UPDATE - I just received the 3 New Packet Radio boards today from Osh Park. They are smaller than I thought, about the size of a Raspberry Pi. I will start to buy the components x3 and slap these things together.
I had spoken to my hardware development folks at work and we were originally thinking of modifying the hardware to make it smaller and more capable by redesigning the board and modules, but using the same base chipsets so that F4HDK's software will always work on them.  HOWEVER... we came to the conclusion that the hardware was fine in it's current state to do what we needed (juice not worth the squeeze).
If we ever wanted to actually change this design we would likely create a daughterboard (although larger) for the MikroTik USB150 dongle to replace the processor and give it extra capabilities. IF we did this we would likely tell ​F4HDK what we wanted to do and get him involved, but we would still do the hardware building and software porting for him. This does not seem likely right now as my hardware guys are rather busy doing stuff that earns a profit ;-)
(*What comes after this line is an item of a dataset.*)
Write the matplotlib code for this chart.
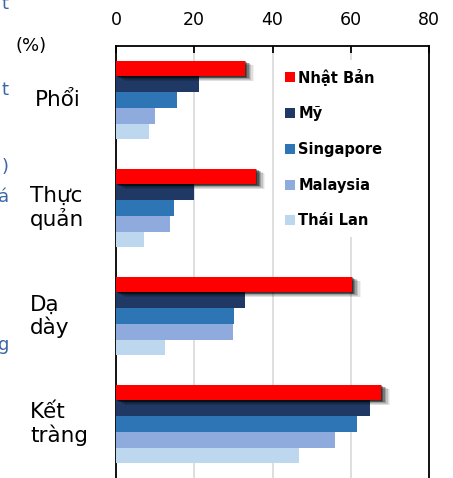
import numpy as np
import matplotlib.pyplot as plt
import matplotlib.patheffects as pe
from matplotlib.patches import Patch

plt.rcParams['font.family'] = ['DejaVu Sans']

# incidence by cancer site (%)
sites = ['Phổi', 'Thực\nquản', 'Dạ\ndày', 'Kết\ntràng']
countries = ['Nhật Bản', 'Mỹ', 'Singapore', 'Malaysia', 'Thái Lan']
japan = [33.0, 35.9, 60.3, 67.8]
usa = [21.1, 19.9, 33.0, 64.8]
singapore = [15.5, 14.7, 30.2, 61.6]
malaysia = [10.0, 13.7, 29.9, 55.9]
thailand = [8.5, 7.1, 12.4, 46.9]
x_ticks = [0, 20, 40, 60, 80]

series = [japan, usa, singapore, malaysia, thailand]
colors = ['#ff0000', '#203864', '#2e75b6', '#8faadc', '#bdd7ee']

fig = plt.figure(figsize=(4.53, 4.78), dpi=100)
ax = fig.add_axes([116 / 453, 0.0, 313 / 453, 1 - 46 / 478])

bar_h = 0.146
y = np.arange(len(sites))

# soft drop shadow for the red series (stacked offsets fake a blur)
shadow = [pe.SimplePatchShadow(offset=(dx, -dy), shadow_rgbFace='black', alpha=a)
          for dx, dy, a in [(0.5, 0.5, 0.35), (1.5, 1, 0.3), (2.5, 1.5, 0.25),
                            (3.5, 2, 0.18), (4.5, 2.5, 0.12), (5.5, 3, 0.08),
                            (6.5, 3.3, 0.05)]]

for i, (vals, col) in enumerate(zip(series, colors)):
    pos = y - 0.5 + (1 - 5 * bar_h) / 2 + bar_h * (i + 0.5)
    bars = ax.barh(pos, vals, height=bar_h, color=col, zorder=3 if i else 4)
    if i == 0:
        for b in bars:
            b.set_path_effects(shadow + [pe.Normal()])

ax.set_xlim(0, 80)
ax.set_ylim(3.5, -0.5)
ax.set_yticks([])
ax.xaxis.tick_top()
ax.set_xticks(x_ticks)
ax.tick_params(axis='x', direction='in', length=5, width=1.3, labelsize=12.5, pad=12, colors='black')
ax.grid(axis='x', color='#d9d9d9', lw=1.2, zorder=0)
for s in ['left', 'right', 'top']:
    ax.spines[s].set_linewidth(1.3)
ax.spines['bottom'].set_visible(False)

# category labels on the left
for yi, name in zip(y, sites):
    lx = 35 if name == 'Phổi' else 30
    ax.text((lx - 116) / 313 * 80, yi, name, fontsize=15.5, ha='left', va='center',
            linespacing=1.1, clip_on=False)

fig.text(31 / 453, 1 - 46 / 478, '(%)', fontsize=13, ha='center', va='center')

# fragments of neighbouring text at the left edge
for ty, ch in [(4, 't'), (90, 't'), (167, ')'), (197, 'á'), (345, 'g')]:
    fig.text(9 / 453, 1 - ty / 478, ch, fontsize=13, color='#3a66a7', ha='right', va='center')

handles = [Patch(facecolor=c, edgecolor='none') for c in colors]
leg = ax.legend(handles, countries, loc='upper left', bbox_to_anchor=(0.49, 0.985),
                frameon=True, facecolor='white', edgecolor='none', framealpha=1,
                prop={'weight': 'bold', 'size': 10.5}, handlelength=0.68, handleheight=0.68,
                handletextpad=0.2, labelspacing=1.42, borderpad=0.6, fancybox=False)
leg.set_zorder(5)

fig.savefig('out.png', dpi=100)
USE CASES - We intend to use these for 2 different use cases. 1) We have a few local mesh islands in rural/mountainous/wooded areas that we'd like to connect to and these would be perfect for those situations. 2) We may see if we can use these to go over long distances to link NoVa Mesh to Hampton Mesh and Culpepper Mesh by placing the master NPR node at our southernmost AREDN node and shooting several slaves nodes out toward the southeast and southwest. We'll see if this whole NPR thing becomes a viable option once we start messing around with it. I think Ken (KE2N) was going to put together 3 of these boards for experimentation as well - so we'll have a decent trial going here.

-Damon K9CQB

 

DL4FLY
DL4FLY's picture
Last Mile solution

Hi Gulliaume, nice work. Some guys from Austria have same ideas. I can see a chat usecase for this.

I talked to Lars DL4APT.
He brings some kits to Friedrichshafen HamFair this weekend. We will test it with AREDN.